Prior to the First World War, Cyril, Jane and the children returned to live in Spetisbury, Dorset and it was there that Cyril enlisted with the Royal Engineers and was allotted the regimental number 75347. Rising through the ranks from Corporal to Captain, Cyril served in France, and, for reasons yet unknown, he was later attached to the Australian Army Corps Headquarters. He was stationed in Maubeuge in the north of France, close to the Belgium border, when the Armistice was declared in November 1918.

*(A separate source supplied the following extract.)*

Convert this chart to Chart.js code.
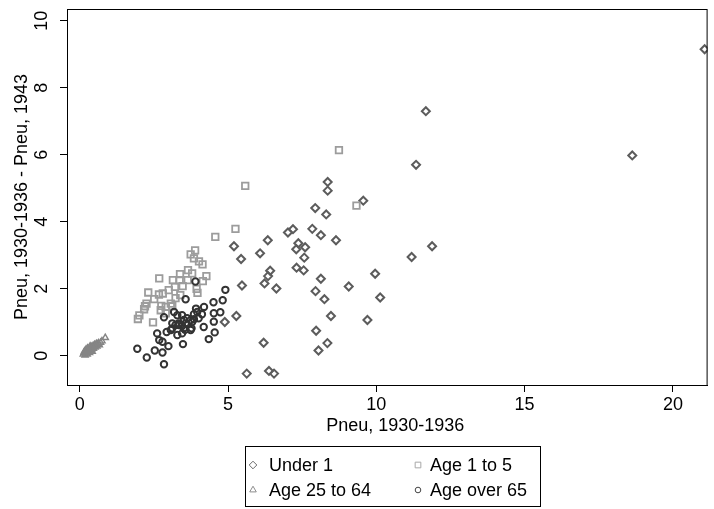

Maubeuge had been under German control for practically the entire war and was only liberated by the Commonwealth forces a few days prior to the cessation of hostilities. Tragically, Cyril died on 27 November 1918, a victim of the virulent Spanish influenza pandemic which swept through Europe. He was 40 years old.
Cyril Gerrard Haselden was buried in the Sous-le-Bois Cemetery (Grave DD.7), one of three cemeteries at Maubeuge, joining 114 Commonwealth burials of the First World War. He is remembered on the Spetisbury Dorset War Memorial in the grounds of St John the Baptist Church, Bank Street Unitarian Chapel Memorial (1914-1918), Bolton County Roll of Honour (1914-1918) and the Commemorative Roll at the Australian War Memorial.
On 17 May 1922, Cyril’s widow, Jane Lawson Haselden (nee Ormrod), married James Andrews at the Spetisbury Church. James, already a Lord Justice of Appeal in the Supreme Court of Northern Ireland, was appointed Lord Chief Justice in 1937 and was created a baronet in 1942. The family lived at Eusemere, Comber in County Down, Ireland and, upon her death on 19 October 1964 (aged 86), Jane was buried in the Andrews family plot at the Comber Non Subscribing Presbyterian Church graveyard.